Quote each line of the material verbatim, without the pictures.

§ **PROVIDED MATERIAL**
########

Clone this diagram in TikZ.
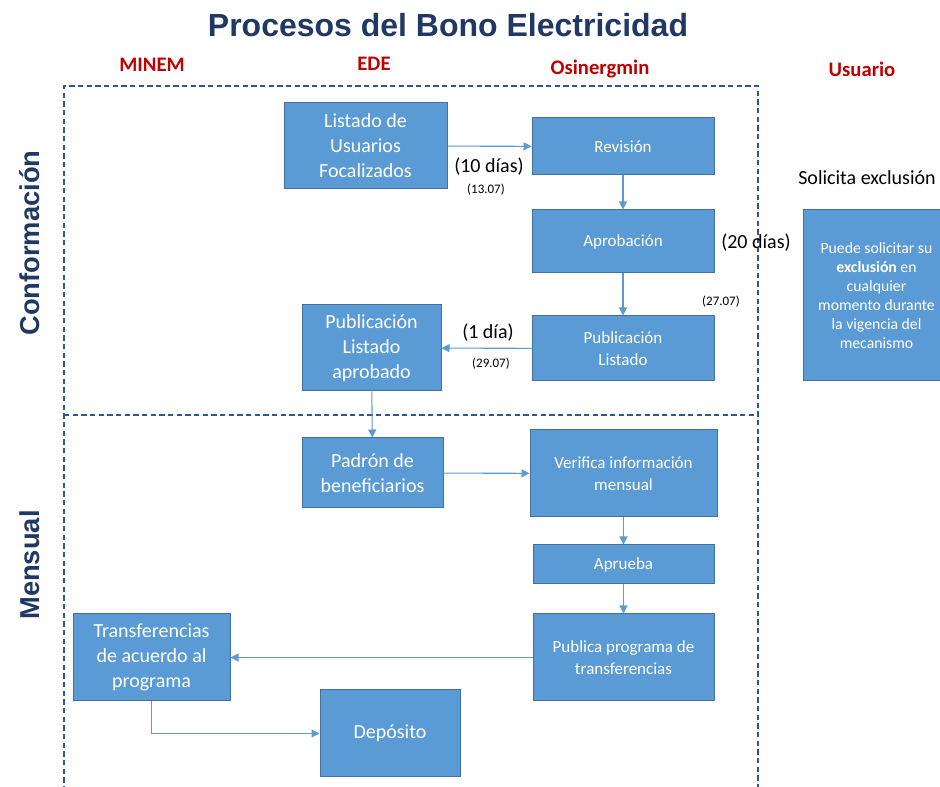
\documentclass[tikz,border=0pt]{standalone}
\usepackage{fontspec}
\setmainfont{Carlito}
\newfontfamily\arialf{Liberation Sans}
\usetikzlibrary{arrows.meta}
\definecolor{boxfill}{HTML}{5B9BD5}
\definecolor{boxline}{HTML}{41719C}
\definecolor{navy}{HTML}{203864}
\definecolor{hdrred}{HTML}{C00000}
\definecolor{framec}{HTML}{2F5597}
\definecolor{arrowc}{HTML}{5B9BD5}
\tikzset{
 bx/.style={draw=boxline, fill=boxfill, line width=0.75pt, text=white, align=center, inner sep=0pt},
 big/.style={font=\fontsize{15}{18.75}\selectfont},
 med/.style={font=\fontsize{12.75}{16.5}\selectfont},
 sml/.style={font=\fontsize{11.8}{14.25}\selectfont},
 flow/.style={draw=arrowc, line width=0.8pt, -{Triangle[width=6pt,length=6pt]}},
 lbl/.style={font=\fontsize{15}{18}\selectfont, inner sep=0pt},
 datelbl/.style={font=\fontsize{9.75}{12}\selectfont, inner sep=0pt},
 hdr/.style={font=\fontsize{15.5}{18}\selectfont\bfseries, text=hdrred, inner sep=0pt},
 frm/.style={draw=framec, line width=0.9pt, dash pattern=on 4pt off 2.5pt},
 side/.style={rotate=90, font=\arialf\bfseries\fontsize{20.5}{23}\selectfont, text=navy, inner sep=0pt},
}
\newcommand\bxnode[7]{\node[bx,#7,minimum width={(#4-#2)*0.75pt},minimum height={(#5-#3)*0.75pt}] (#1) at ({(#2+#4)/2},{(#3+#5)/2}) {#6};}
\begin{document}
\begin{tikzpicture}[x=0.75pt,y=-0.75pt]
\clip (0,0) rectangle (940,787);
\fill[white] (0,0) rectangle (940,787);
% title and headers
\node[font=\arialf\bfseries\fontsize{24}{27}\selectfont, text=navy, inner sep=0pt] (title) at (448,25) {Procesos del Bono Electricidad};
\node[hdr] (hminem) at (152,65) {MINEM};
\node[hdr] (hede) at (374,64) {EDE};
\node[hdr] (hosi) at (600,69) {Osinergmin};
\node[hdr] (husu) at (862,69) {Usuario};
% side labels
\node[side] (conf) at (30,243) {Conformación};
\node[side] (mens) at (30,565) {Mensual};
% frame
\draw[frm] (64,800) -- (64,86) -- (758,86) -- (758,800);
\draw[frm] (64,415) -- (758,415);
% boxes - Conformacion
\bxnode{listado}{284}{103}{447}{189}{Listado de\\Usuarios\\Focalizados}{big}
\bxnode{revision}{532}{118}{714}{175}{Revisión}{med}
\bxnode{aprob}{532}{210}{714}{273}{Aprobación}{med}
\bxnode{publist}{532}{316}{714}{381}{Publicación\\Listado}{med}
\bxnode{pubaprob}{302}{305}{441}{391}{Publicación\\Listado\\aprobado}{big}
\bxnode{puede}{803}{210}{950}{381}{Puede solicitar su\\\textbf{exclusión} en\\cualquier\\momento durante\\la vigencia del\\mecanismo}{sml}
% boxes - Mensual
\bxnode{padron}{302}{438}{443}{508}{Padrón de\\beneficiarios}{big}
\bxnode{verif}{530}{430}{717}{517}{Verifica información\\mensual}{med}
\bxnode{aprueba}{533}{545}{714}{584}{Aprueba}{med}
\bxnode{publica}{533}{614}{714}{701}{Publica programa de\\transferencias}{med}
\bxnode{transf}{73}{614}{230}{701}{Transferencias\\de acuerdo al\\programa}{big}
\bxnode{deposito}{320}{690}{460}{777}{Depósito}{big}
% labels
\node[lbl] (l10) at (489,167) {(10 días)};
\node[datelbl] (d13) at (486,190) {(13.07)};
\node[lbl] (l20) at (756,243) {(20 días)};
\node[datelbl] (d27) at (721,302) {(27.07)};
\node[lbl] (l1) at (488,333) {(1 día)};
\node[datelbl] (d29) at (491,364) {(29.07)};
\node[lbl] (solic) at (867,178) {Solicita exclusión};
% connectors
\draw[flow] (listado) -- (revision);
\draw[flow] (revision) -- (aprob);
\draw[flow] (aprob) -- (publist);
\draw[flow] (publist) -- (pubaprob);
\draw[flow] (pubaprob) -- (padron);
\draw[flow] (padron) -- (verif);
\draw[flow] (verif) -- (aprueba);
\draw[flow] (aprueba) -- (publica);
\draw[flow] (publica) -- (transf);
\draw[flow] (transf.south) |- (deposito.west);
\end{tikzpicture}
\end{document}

########

§ **RIGHT ANSWER**
Clone this diagram in TikZ.
\documentclass[tikz,border=0pt]{standalone}
\usepackage{fontspec}
\setmainfont{Carlito}
\newfontfamily\arialf{Liberation Sans}
\usetikzlibrary{arrows.meta}
\definecolor{boxfill}{HTML}{5B9BD5}
\definecolor{boxline}{HTML}{41719C}
\definecolor{navy}{HTML}{203864}
\definecolor{hdrred}{HTML}{C00000}
\definecolor{framec}{HTML}{2F5597}
\definecolor{arrowc}{HTML}{5B9BD5}
\tikzset{
 bx/.style={draw=boxline, fill=boxfill, line width=0.75pt, text=white, align=center, inner sep=0pt},
 big/.style={font=\fontsize{15}{18.75}\selectfont},
 med/.style={font=\fontsize{12.75}{16.5}\selectfont},
 sml/.style={font=\fontsize{11.8}{14.25}\selectfont},
 flow/.style={draw=arrowc, line width=0.8pt, -{Triangle[width=6pt,length=6pt]}},
 lbl/.style={font=\fontsize{15}{18}\selectfont, inner sep=0pt},
 datelbl/.style={font=\fontsize{9.75}{12}\selectfont, inner sep=0pt},
 hdr/.style={font=\fontsize{15.5}{18}\selectfont\bfseries, text=hdrred, inner sep=0pt},
 frm/.style={draw=framec, line width=0.9pt, dash pattern=on 4pt off 2.5pt},
 side/.style={rotate=90, font=\arialf\bfseries\fontsize{20.5}{23}\selectfont, text=navy, inner sep=0pt},
}
\newcommand\bxnode[7]{\node[bx,#7,minimum width={(#4-#2)*0.75pt},minimum height={(#5-#3)*0.75pt}] (#1) at ({(#2+#4)/2},{(#3+#5)/2}) {#6};}
\begin{document}
\begin{tikzpicture}[x=0.75pt,y=-0.75pt]
\clip (0,0) rectangle (940,787);
\fill[white] (0,0) rectangle (940,787);
% title and headers
\node[font=\arialf\bfseries\fontsize{24}{27}\selectfont, text=navy, inner sep=0pt] (title) at (448,25) {Procesos del Bono Electricidad};
\node[hdr] (hminem) at (152,65) {MINEM};
\node[hdr] (hede) at (374,64) {EDE};
\node[hdr] (hosi) at (600,69) {Osinergmin};
\node[hdr] (husu) at (862,69) {Usuario};
% side labels
\node[side] (conf) at (30,243) {Conformación};
\node[side] (mens) at (30,565) {Mensual};
% frame
\draw[frm] (64,800) -- (64,86) -- (758,86) -- (758,800);
\draw[frm] (64,415) -- (758,415);
% boxes - Conformacion
\bxnode{listado}{284}{103}{447}{189}{Listado de\\Usuarios\\Focalizados}{big}
\bxnode{revision}{532}{118}{714}{175}{Revisión}{med}
\bxnode{aprob}{532}{210}{714}{273}{Aprobación}{med}
\bxnode{publist}{532}{316}{714}{381}{Publicación\\Listado}{med}
\bxnode{pubaprob}{302}{305}{441}{391}{Publicación\\Listado\\aprobado}{big}
\bxnode{puede}{803}{210}{950}{381}{Puede solicitar su\\\textbf{exclusión} en\\cualquier\\momento durante\\la vigencia del\\mecanismo}{sml}
% boxes - Mensual
\bxnode{padron}{302}{438}{443}{508}{Padrón de\\beneficiarios}{big}
\bxnode{verif}{530}{430}{717}{517}{Verifica información\\mensual}{med}
\bxnode{aprueba}{533}{545}{714}{584}{Aprueba}{med}
\bxnode{publica}{533}{614}{714}{701}{Publica programa de\\transferencias}{med}
\bxnode{transf}{73}{614}{230}{701}{Transferencias\\de acuerdo al\\programa}{big}
\bxnode{deposito}{320}{690}{460}{777}{Depósito}{big}
% labels
\node[lbl] (l10) at (489,167) {(10 días)};
\node[datelbl] (d13) at (486,190) {(13.07)};
\node[lbl] (l20) at (756,243) {(20 días)};
\node[datelbl] (d27) at (721,302) {(27.07)};
\node[lbl] (l1) at (488,333) {(1 día)};
\node[datelbl] (d29) at (491,364) {(29.07)};
\node[lbl] (solic) at (867,178) {Solicita exclusión};
% connectors
\draw[flow] (listado) -- (revision);
\draw[flow] (revision) -- (aprob);
\draw[flow] (aprob) -- (publist);
\draw[flow] (publist) -- (pubaprob);
\draw[flow] (pubaprob) -- (padron);
\draw[flow] (padron) -- (verif);
\draw[flow] (verif) -- (aprueba);
\draw[flow] (aprueba) -- (publica);
\draw[flow] (publica) -- (transf);
\draw[flow] (transf.south) |- (deposito.west);
\end{tikzpicture}
\end{document}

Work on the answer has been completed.